Why Speed and Trust Must Grow Together
A common fear among BFSIs is that adding stronger checks will slow down onboarding. But the right use of AI ensures the opposite—frictionless journeys for real customers, and roadblocks only for fraudsters.
When implemented well, anti-spoofing works in the background. The genuine customer never notices. The fraudster hits a wall.
The result? A digital onboarding flow that’s as fast as customers expect—and as secure as regulators demand.
The Collaborative Shield
Fraudsters don’t work in isolation. They share tactics on Telegram, test scams on smaller fintechs, and then scale up their attacks. That’s why BFSIs can’t fight alone either.
The future of fraud defense lies in collaboration:
- Shared fraud intelligence across platforms.
- AI models that learn from industry-wide attack data.
- Cross-bank signals to identify repeat offenders before they hop to the next app.

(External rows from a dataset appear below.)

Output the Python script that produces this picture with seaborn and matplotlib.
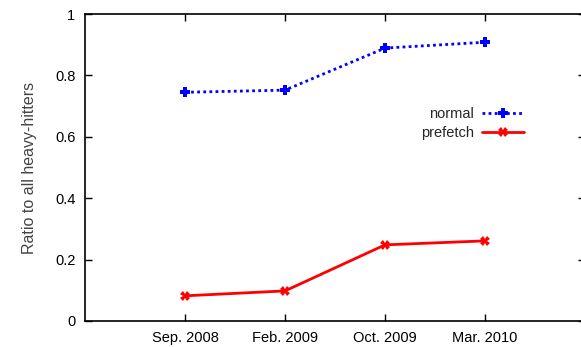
import matplotlib
matplotlib.use("Agg")
import matplotlib.pyplot as plt
import seaborn as sns
import pandas as pd
from matplotlib.lines import Line2D

# Snapshot dates and measured ratios
periods = ["Sep. 2008", "Feb. 2009", "Oct. 2009", "Mar. 2010"]
normal = [0.745, 0.752, 0.889, 0.908]
prefetch = [0.082, 0.098, 0.248, 0.261]

sns.set_style("ticks")
plt.rcParams["font.family"] = ["Liberation Sans", "DejaVu Sans"]

df = pd.DataFrame({
    "pos": list(range(1, len(periods) + 1)) * 2,
    "ratio": normal + prefetch,
    "kind": ["normal"] * len(normal) + ["prefetch"] * len(prefetch),
})

fig = plt.figure(figsize=(5.81, 3.47), dpi=100)
ax = fig.add_axes([85 / 581, 1 - 321 / 347, 500 / 581, 307 / 347])

sns.lineplot(
    data=df, x="pos", y="ratio", hue="kind", style="kind",
    palette={"normal": "#0000ff", "prefetch": "#ff0000"},
    dashes={"normal": (1, 1.2), "prefetch": ""},
    markers={"normal": "P", "prefetch": "X"},
    markersize=7, linewidth=2, markeredgewidth=0,
    ax=ax, legend=False,
)

ax.set_xlim(0, 5)
ax.set_ylim(0, 1)
ax.set_xticks(range(1, len(periods) + 1))
ax.set_xticklabels(periods)
ax.set_yticks([0, 0.2, 0.4, 0.6, 0.8, 1])
ax.set_yticklabels(["0", "0.2", "0.4", "0.6", "0.8", "1"])
ax.set_xlabel("")
ax.set_ylabel("Ratio to all heavy-hitters", fontsize=11.5, color="#444444", labelpad=13)
ax.tick_params(direction="in", length=5, width=1, top=True, right=True,
               labelsize=10.5, colors="black", pad=7)
for s in ax.spines.values():
    s.set_visible(True)
    s.set_linewidth(1.2)
    s.set_color("black")

handles = [
    Line2D([], [], color="#0000ff", linestyle=(0, (1, 1.2)), linewidth=2,
           marker="P", markersize=7, markeredgewidth=0),
    Line2D([], [], color="#ff0000", linewidth=2,
           marker="X", markersize=7, markeredgewidth=0),
]
ax.legend(handles, ["normal", "prefetch"], frameon=False, markerfirst=False,
          loc="center right", bbox_to_anchor=(0.893, 0.643), fontsize=10.5,
          handlelength=2.9, labelspacing=0.35, borderpad=0, handletextpad=0.55)

fig.savefig("out.png", dpi=100)
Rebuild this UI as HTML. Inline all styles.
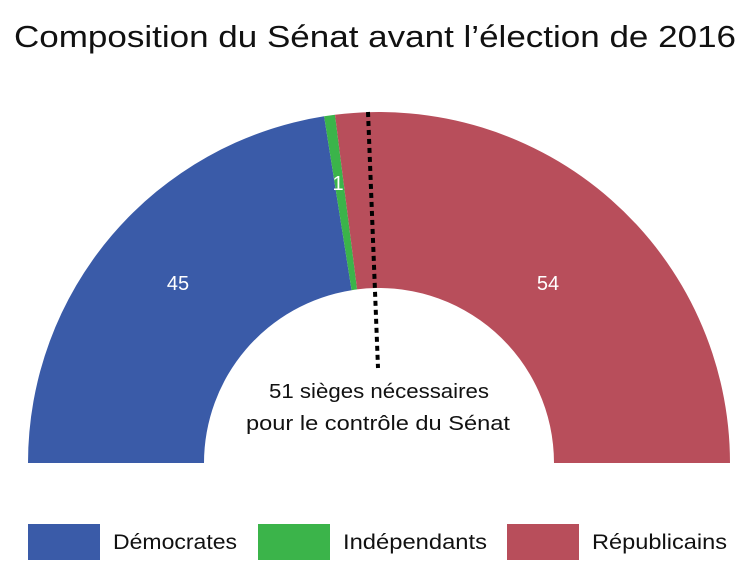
<!DOCTYPE html>
<html><head><meta charset="utf-8"><style>
body{margin:0;background:#fff;}
svg{display:block;font-family:"Liberation Sans",sans-serif;}
</style></head><body>
<svg width="756" height="571" viewBox="0 0 756 571">
<text x="14" y="47" font-size="31" fill="#111" textLength="722" lengthAdjust="spacingAndGlyphs">Composition du Sénat avant l’élection de 2016</text>
<path d="M28,463 A351,351 0 0 1 324.1,116.3 L351.6,290.2 A175,175 0 0 0 204,463 Z" fill="#3a5ba8"/>
<path d="M324.1,116.3 A351,351 0 0 1 335,114.8 L357.1,289.4 A175,175 0 0 0 351.6,290.2 Z" fill="#3bb44a"/>
<path d="M335,114.8 A351,351 0 0 1 730,463 L554,463 A175,175 0 0 0 357.1,289.4 Z" fill="#b84e5b"/>
<line x1="368" y1="112" x2="378" y2="368" stroke="#000" stroke-width="4" stroke-dasharray="5,4"/>
<text x="178" y="290" text-anchor="middle" font-size="20" fill="#fff">45</text>
<text x="338" y="190" text-anchor="middle" font-size="20" fill="#fff">1</text>
<text x="548" y="290" text-anchor="middle" font-size="20" fill="#fff">54</text>
<text x="269" y="398" font-size="20" fill="#111" textLength="220" lengthAdjust="spacingAndGlyphs">51 sièges nécessaires</text>
<text x="246" y="430" font-size="20" fill="#111" textLength="264" lengthAdjust="spacingAndGlyphs">pour le contrôle du Sénat</text>
<rect x="28" y="524" width="72" height="36" fill="#3a5ba8"/>
<text x="113" y="549" font-size="21" fill="#111" textLength="124" lengthAdjust="spacingAndGlyphs">Démocrates</text>
<rect x="258" y="524" width="72" height="36" fill="#3bb44a"/>
<text x="343" y="549" font-size="21" fill="#111" textLength="144" lengthAdjust="spacingAndGlyphs">Indépendants</text>
<rect x="507" y="524" width="72" height="36" fill="#b84e5b"/>
<text x="592" y="549" font-size="21" fill="#111" textLength="135" lengthAdjust="spacingAndGlyphs">Républicains</text>
</svg>
</body></html>
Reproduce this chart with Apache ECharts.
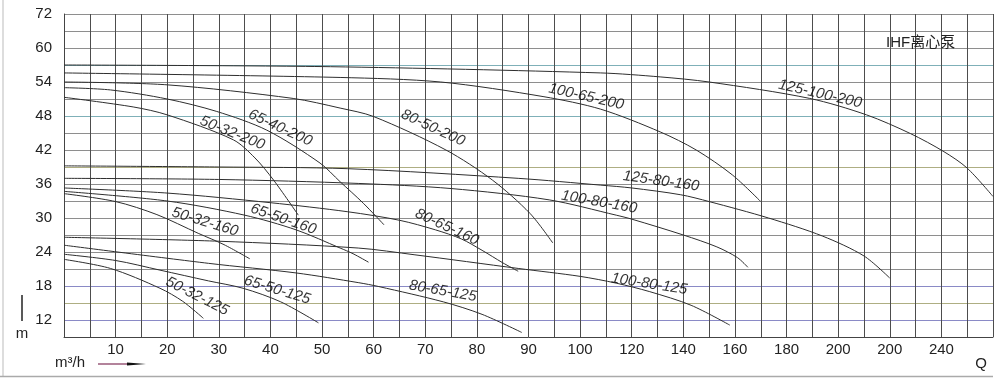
<!DOCTYPE html>
<html>
<head>
<meta charset="utf-8">
<script src="https://cdn.jsdelivr.net/npm/echarts@6/dist/echarts.min.js"></script>
<style>
html, body {margin:0; padding:0; background:#fff;}
#chart {width:1000px; height:378px;}
</style>
</head>
<body>
<div id="chart"></div>
<script>
// x 轴刻度文字（100 以后每格 20）
var xTickLabels = ['10','20','30','40','50','60','70','80','90','100','120','140','160','180','200','200','240'];
var yTickValues = [12, 18, 24, 30, 36, 42, 48, 54, 60, 66];
var yTickLabels = ['12','18','24','30','36','42','48','54','60','72'];

// 各泵型 Q-H 曲线 [Q(m3/h), H(m)]
var q50_32_125  = [[0,22.7],[9,21.1],[18.6,17.6],[23,15.3],[27,12.3]];
var q65_50_125  = [[0,23.6],[10,22.5],[18.6,20.8],[28,18.9],[34.7,17.6],[42,15.2],[49.3,11.5]];
var q80_65_125  = [[0,25.2],[28,22.0],[45,20.3],[57,18.6],[61,17.9],[73.5,15.2],[81,13.0],[88.7,9.8]];
var q100_80_125 = [[0,26.6],[30,25.9],[57,24.7],[68,23.5],[88,21.1],[100,19.7],[114,18.5],[127,17.0],[143,14.6],[158,11.1]];
var q50_32_160  = [[0,34.3],[10,32.9],[18,30.6],[26,27.3],[31,25.3],[36,22.8]];
var q65_50_160  = [[0,34.7],[20,33.0],[35,30.5],[45,27.9],[53.5,24.7],[56,23.7],[59,22.2]];
var q80_65_160  = [[0,35.3],[20,34.4],[40,32.7],[55,31.1],[65,29.6],[72,27.9],[77,26.3],[81,24.3],[85,22.1],[88,20.6]];
var q100_80_160 = [[0,37.0],[30,36.8],[57,36.1],[75,35.2],[94,33.2],[114,30.5],[120,29.8],[140,27.0],[153,24.9],[161,23.0],[165,21.3]];
var q125_80_160 = [[0,39.2],[30,39.0],[55,38.7],[88,37.0],[108,35.8],[120,35.3],[139,34.1],[150,32.9],[173,30.0],[194,26.8],[210,23.3],[220,19.4]];
var q50_32_200  = [[0,51.3],[13.4,49.6],[20,48.2],[32.8,43.8],[37,40.6],[40.6,36.7],[45.4,30.5]];
var q65_40_200  = [[0,53.0],[9,52.6],[20,51.0],[29.6,48.8],[39.3,45.5],[49.6,39.7],[53.5,36.4],[58,32.6],[62,28.8]];
var q80_50_200  = [[0,54.0],[20,53.5],[44.4,51.1],[53.5,49.4],[60,47.9],[74,42.0],[83,36.7],[90.3,30.8],[94.7,25.6]];
var q100_65_200 = [[0,55.6],[53.5,54.8],[73,54.0],[93,51.4],[108,49.2],[131,45.2],[145,42.0],[159,37.6],[170,32.9]];
var q125_100_200 = [[0,57.0],[51.6,56.7],[108,55.6],[131,54.9],[150,54.0],[189,51.1],[211,48.2],[228,44.9],[241,41.7],[250,38.8],[260,33.8]];

var curves = [q50_32_125, q65_50_125, q80_65_125, q100_80_125,
              q50_32_160, q65_50_160, q80_65_160, q100_80_160, q125_80_160,
              q50_32_200, q65_40_200, q80_50_200, q100_65_200, q125_100_200];

// 曲线标注 [文字, Q, H, 角度]
var curveLabels = [
    ['50-32-200', 32.6, 45.0, -22],
    ['65-40-200', 41.9, 45.9, -25],
    ['80-50-200', 71.5, 45.9, -25],
    ['100-65-200', 102.4, 51.4, -13],
    ['125-100-200', 193, 51.9, -13],
    ['125-80-160', 131.4, 36.5, -8],
    ['100-80-160', 107.4, 32.8, -10],
    ['80-65-160', 74.2, 28.4, -25],
    ['65-50-160', 42.5, 29.8, -19],
    ['50-32-160', 27.3, 29.3, -17],
    ['50-32-125', 25.8, 16.2, -27],
    ['65-50-125', 41.3, 17.3, -17],
    ['80-65-125', 73.4, 17.1, -10],
    ['100-80-125', 126.8, 18.35, -9]
];

// 横坐标 100 以后比例减半
function qToX(q) {
    return q <= 100 ? q : 100 + (q - 100) / 2;
}

var series = [];
for (var i = 0; i < curves.length; i++) {
    series.push({
        type: 'line', smooth: 0.3, symbol: 'none', silent: true,
        lineStyle: {color: '#2e2e2e', width: 1},
        data: curves[i].map(function(p){ return [qToX(p[0]), p[1]]; })
    });
}
series.push({
    type: 'scatter', symbolSize: 0, silent: true, z: 5,
    data: curveLabels.map(function(l){
        return {name: l[0], value: [qToX(l[1]), l[2]],
                label: {rotate: l[3]}};
    }),
    label: {show: true, position: 'inside', formatter: '{b}',
            fontFamily: 'Liberation Sans', fontStyle: 'italic', fontSize: 15, color: '#000'}
});

var hColors = [];
for (var k = 0; k < 20; k++) hColors.push('#8e8e8e');
hColors[1] = '#8a8ac6'; hColors[3] = '#8a8ac6';
hColors[13] = '#7fb0b8'; hColors[16] = '#7fb0b8';
hColors[10] = '#aeae82'; hColors[2] = '#aeae82';

var option = {
    animation: false,
    grid: {left: 64, right: 7, top: 14, bottom: 41},
    title: {text: 'IHF离心泵', left: 881, top: 30,
            textStyle: {fontSize: 15, fontWeight: 'normal', color: '#222',
                        fontFamily: 'Liberation Sans, Noto Sans CJK SC'}},
    xAxis: {
        type: 'value', min: 0, max: 180, interval: 5,
        axisLine: {show: true, lineStyle: {color: '#444'}},
        axisTick: {show: false},
        splitLine: {show: true, lineStyle: {color: '#4d4d4d', width: 1}},
        axisLabel: {margin: 5, fontSize: 15, color: '#222', fontFamily: 'Liberation Sans',
                    formatter: function(v){
                        if (v % 10 != 0 || v < 10 || v > 170) return '';
                        return xTickLabels[v / 10 - 1];
                    }}
    },
    yAxis: {
        type: 'value', min: 9, max: 66, interval: 3,
        axisLine: {show: true, lineStyle: {color: '#444'}},
        axisTick: {show: false},
        splitLine: {show: true, lineStyle: {color: hColors, width: 1}},
        axisLabel: {margin: 12, fontSize: 15, color: '#222', fontFamily: 'Liberation Sans',
                    formatter: function(v){
                        var idx = yTickValues.indexOf(v);
                        return idx < 0 ? '' : yTickLabels[idx];
                    }}
    },
    graphic: [
        {type: 'line', shape: {x1: 3, y1: 0, x2: 3, y2: 377}, style: {stroke: '#bbb', lineWidth: 1}},
        {type: 'line', shape: {x1: 0, y1: 376.5, x2: 993, y2: 376.5}, style: {stroke: '#aaa', lineWidth: 1.5}},
        {type: 'line', shape: {x1: 22, y1: 295, x2: 22, y2: 321}, style: {stroke: '#222', lineWidth: 1.5}},
        {type: 'text', x: 22, y: 334, style: {text: 'm', fontSize: 15, fill: '#222', fontFamily: 'Liberation Sans',
                                              align: 'center', verticalAlign: 'middle'}},
        {type: 'text', x: 55, y: 363, style: {text: 'm³/h', fontSize: 15, fill: '#222', fontFamily: 'Liberation Sans',
                                              align: 'left', verticalAlign: 'middle'}},
        {type: 'line', shape: {x1: 98, y1: 364, x2: 130, y2: 364}, style: {stroke: '#9a5a7a', lineWidth: 1.5}},
        {type: 'polygon', shape: {points: [[127, 362.5], [146, 364], [127, 365.5]]}, style: {fill: '#111'}},
        {type: 'text', x: 981, y: 364, style: {text: 'Q', fontSize: 15, fill: '#222', fontFamily: 'Liberation Sans',
                                               align: 'center', verticalAlign: 'middle'}}
    ],
    series: series
};

var chart = echarts.init(document.getElementById('chart'));
chart.setOption(option);
</script>
</body>
</html>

When fraud is networked, defense must be networked too.
What’s Really at Stake
For BFSIs, digital onboarding is more than a process—it’s a promise. A promise that money is safe, that customers are real, and that trust is intact.
Every fake account onboarded breaks that promise. And once trust is broken, it’s nearly impossible to rebuild.
That’s why AI-powered fraud defense is not an expense. It’s an investment in survival.
The Bottom Line
Deepfakes and synthetic identities aren’t future threats—they’re here now. The question isn’t whether fintechs and BFSIs will face them. It’s whether they’ll be ready.
The ones who bake AI-powered anti-spoofing into their onboarding flows will stay ahead—scaling with confidence, winning customer trust, and setting the new standard for secure digital finance.
The rest? They’ll keep onboarding ghosts.